■ What you have to do
Print word for word the first line of the listing below and every line after it, through the line with "fig = go.Figure()". Leave out the pictures and the rest.

»»

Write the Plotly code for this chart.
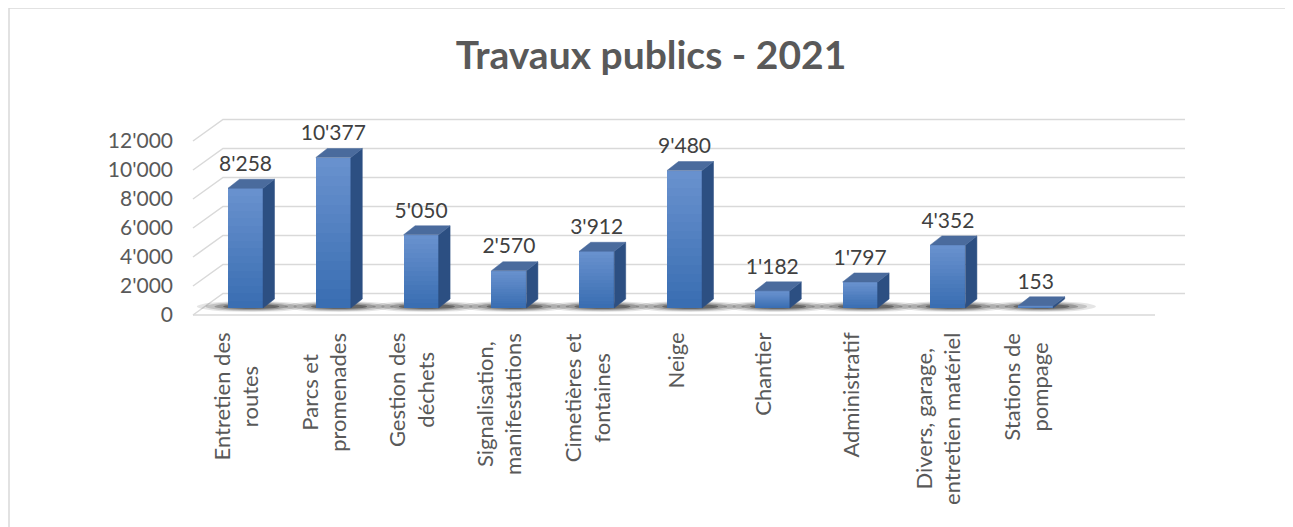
import plotly.graph_objects as go

# ---------------- data ----------------
categories = [
    "Entretien des<br>routes",
    "Parcs et<br>promenades",
    "Gestion des<br>déchets",
    "Signalisation,<br>manifestations",
    "Cimetières et<br>fontaines",
    "Neige",
    "Chantier",
    "Administratif",
    "Divers, garage,<br>entretien matériel",
    "Stations de<br>pompage",
]
values = [8258, 10377, 5050, 2570, 3912, 9480, 1182, 1797, 4352, 153]
tick_values = [0, 2000, 4000, 6000, 8000, 10000, 12000]
title_text = "Travaux publics - 2021"

# ---------------- geometry (page pixels; page body has an 8px margin) ----------------
OFF = 8
W_FIG, H_FIG = 1293, 527
L, R, T, B = 174 - OFF, 1193 - OFF, 100 - OFF, 330 - OFF   # plot area, figure pixels
X0_PX, X_STEP = 235.5 - OFF, 87.8
Y0_PX, Y_SCALE = 315.0 - OFF, 174.0 / 12000

def xd(px):  # figure pixel -> x data
    return (px - X0_PX) / X_STEP

def ydd(dpx):  # pixel distance (upwards) -> y data distance
    return dpx / Y_SCALE

x_range = [xd(L), xd(R)]
y_range = [-ydd(B - Y0_PX), ydd(Y0_PX - T)]

back_dx, back_dy = 30 / X_STEP, ydd(21.5)
bar_dx, bar_base = 10 / X_STEP, ydd(7)
hw = 17.5 / X_STEP
depth_dx, depth_dy = 11.5 / X_STEP, ydd(9)
floor_left, floor_right = xd(193 - OFF), xd(1155 - OFF)

FONT = "Lato, Carlito, Calibri, sans-serif"
GRID = "#d9d9d9"
SIDE = "#2c4f82"
TOP = "#4a6b9d"
TOP_RGB = (104, 145, 206)   # front face gradient, top colour
BOT_RGB = (58, 110, 178)    # front face gradient, bottom colour
N_SLICES = 16

fig = go.Figure()

side_x, side_y, top_x, top_y = [], [], [], []
for i, v in enumerate(values):
    xl = i + bar_dx - hw
    xr = i + bar_dx + hw
    b0, b1 = bar_base, bar_base + v
    side_x += [xr, xr + depth_dx, xr + depth_dx, xr, xr, None]
    side_y += [b0, b0 + depth_dy, b1 + depth_dy, b1, b0, None]
    top_x += [xl, xr, xr + depth_dx, xl + depth_dx, xl, None]
    top_y += [b1, b1, b1 + depth_dy, b1 + depth_dy, b1, None]

fig.add_trace(go.Scatter(x=side_x, y=side_y, fill="toself", fillcolor=SIDE,
                         mode="lines", line=dict(width=0.5, color=SIDE),
                         hoverinfo="skip", showlegend=False))
fig.add_trace(go.Scatter(x=top_x, y=top_y, fill="toself", fillcolor=TOP,
                         mode="lines", line=dict(width=0.5, color=TOP),
                         hoverinfo="skip", showlegend=False))

# front faces, drawn as vertical gradient slices of each bar's value
bar_x = [i + bar_dx for i in range(len(values))]
for k in range(N_SLICES):
    f = k / (N_SLICES - 1)
    col = "rgb({},{},{})".format(*[round(BOT_RGB[j] + (TOP_RGB[j] - BOT_RGB[j]) * f) for j in range(3)])
    fig.add_trace(go.Bar(
        x=bar_x, y=[v / N_SLICES for v in values],
        base=[bar_base + v * k / N_SLICES for v in values],
        width=2 * hw, marker=dict(color=col, line=dict(width=0)),
        showlegend=False, hoverinfo="skip"))

# data labels
fig.add_trace(go.Scatter(
    x=bar_x, y=[bar_base + v + depth_dy + ydd(3) for v in values],
    mode="text", text=[f"{v:,}".replace(",", "'") for v in values],
    textposition="top center",
    textfont=dict(family=FONT, size=21, color="#404040"),
    hoverinfo="skip", showlegend=False))

shapes = []
for t in tick_values:
    shapes.append(dict(type="path", layer="below",
                       path=f"M {floor_left},{t} L {floor_left + back_dx},{t + back_dy} L {floor_right + back_dx},{t + back_dy}",
                       xref="x", yref="y", line=dict(color=GRID, width=1.5)))
shapes.append(dict(type="line", layer="below", xref="x", yref="y",
                   x0=floor_left, x1=floor_right, y0=0, y1=0,
                   line=dict(color=GRID, width=1.5)))
# soft shadows under bars
for i, v in enumerate(values):
    cx = i + bar_dx + depth_dx / 2
    for ext, hh, op in [(0.62, 5.5, 0.10), (0.52, 4.5, 0.15), (0.42, 3.5, 0.22), (0.32, 2.5, 0.32)]:
        shapes.append(dict(type="circle", layer="below", xref="x", yref="y",
                           x0=cx - ext, x1=cx + ext,
                           y0=bar_base + ydd(1.5) - ydd(hh), y1=bar_base + ydd(1.5) + ydd(hh),
                           fillcolor=f"rgba(0,0,0,{op})", line=dict(width=0)))
# chart border
W = R - L
H = B - T
shapes.append(dict(type="rect", xref="paper", yref="paper",
                   x0=(1 - L) / W, x1=(1278 - L) / W,
                   y0=(B - 540) / H, y1=(B - 0) / H,
                   line=dict(color="#d9d9d9", width=1.5), fillcolor="rgba(0,0,0,0)",
                   layer="below"))

annotations = []
for i, c in enumerate(categories):
    annotations.append(dict(
        x=i, xref="x", y=(B - (331 - OFF)) / H, yref="paper",
        text=c, textangle=-90, showarrow=False,
        xanchor="center", yanchor="top", align="center",
        font=dict(family=FONT, size=22, color="#595959")))

fig.update_layout(
    width=W_FIG, height=H_FIG,
    margin=dict(l=L, r=W_FIG - R, t=T, b=H_FIG - B),
    paper_bgcolor="white", plot_bgcolor="rgba(0,0,0,0)",
    separators=".'",
    title=dict(text=f"<b>{title_text}</b>", x=(651 - OFF) / W_FIG, xref="container", xanchor="center",
               y=1 - (55 - OFF) / H_FIG, yanchor="middle",
               font=dict(family=FONT, size=39, color="#595959")),
    xaxis=dict(range=x_range, showgrid=False, zeroline=False, showticklabels=False,
               showline=False, ticks=""),
    yaxis=dict(range=y_range, showgrid=False, zeroline=False, showline=False,
               tickvals=tick_values, ticktext=[f"{t:,}".replace(",", "'") for t in tick_values],
               ticks="", tickfont=dict(family=FONT, size=21, color="#595959")),
    shapes=shapes, annotations=annotations,
    barmode="overlay", bargap=0,
)

fig.write_html("out.html")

««

■ Answer to this exercise
Write the Plotly code for this chart.
import plotly.graph_objects as go

# ---------------- data ----------------
categories = [
    "Entretien des<br>routes",
    "Parcs et<br>promenades",
    "Gestion des<br>déchets",
    "Signalisation,<br>manifestations",
    "Cimetières et<br>fontaines",
    "Neige",
    "Chantier",
    "Administratif",
    "Divers, garage,<br>entretien matériel",
    "Stations de<br>pompage",
]
values = [8258, 10377, 5050, 2570, 3912, 9480, 1182, 1797, 4352, 153]
tick_values = [0, 2000, 4000, 6000, 8000, 10000, 12000]
title_text = "Travaux publics - 2021"

# ---------------- geometry (page pixels; page body has an 8px margin) ----------------
OFF = 8
W_FIG, H_FIG = 1293, 527
L, R, T, B = 174 - OFF, 1193 - OFF, 100 - OFF, 330 - OFF   # plot area, figure pixels
X0_PX, X_STEP = 235.5 - OFF, 87.8
Y0_PX, Y_SCALE = 315.0 - OFF, 174.0 / 12000

def xd(px):  # figure pixel -> x data
    return (px - X0_PX) / X_STEP

def ydd(dpx):  # pixel distance (upwards) -> y data distance
    return dpx / Y_SCALE

x_range = [xd(L), xd(R)]
y_range = [-ydd(B - Y0_PX), ydd(Y0_PX - T)]

back_dx, back_dy = 30 / X_STEP, ydd(21.5)
bar_dx, bar_base = 10 / X_STEP, ydd(7)
hw = 17.5 / X_STEP
depth_dx, depth_dy = 11.5 / X_STEP, ydd(9)
floor_left, floor_right = xd(193 - OFF), xd(1155 - OFF)

FONT = "Lato, Carlito, Calibri, sans-serif"
GRID = "#d9d9d9"
SIDE = "#2c4f82"
TOP = "#4a6b9d"
TOP_RGB = (104, 145, 206)   # front face gradient, top colour
BOT_RGB = (58, 110, 178)    # front face gradient, bottom colour
N_SLICES = 16

fig = go.Figure()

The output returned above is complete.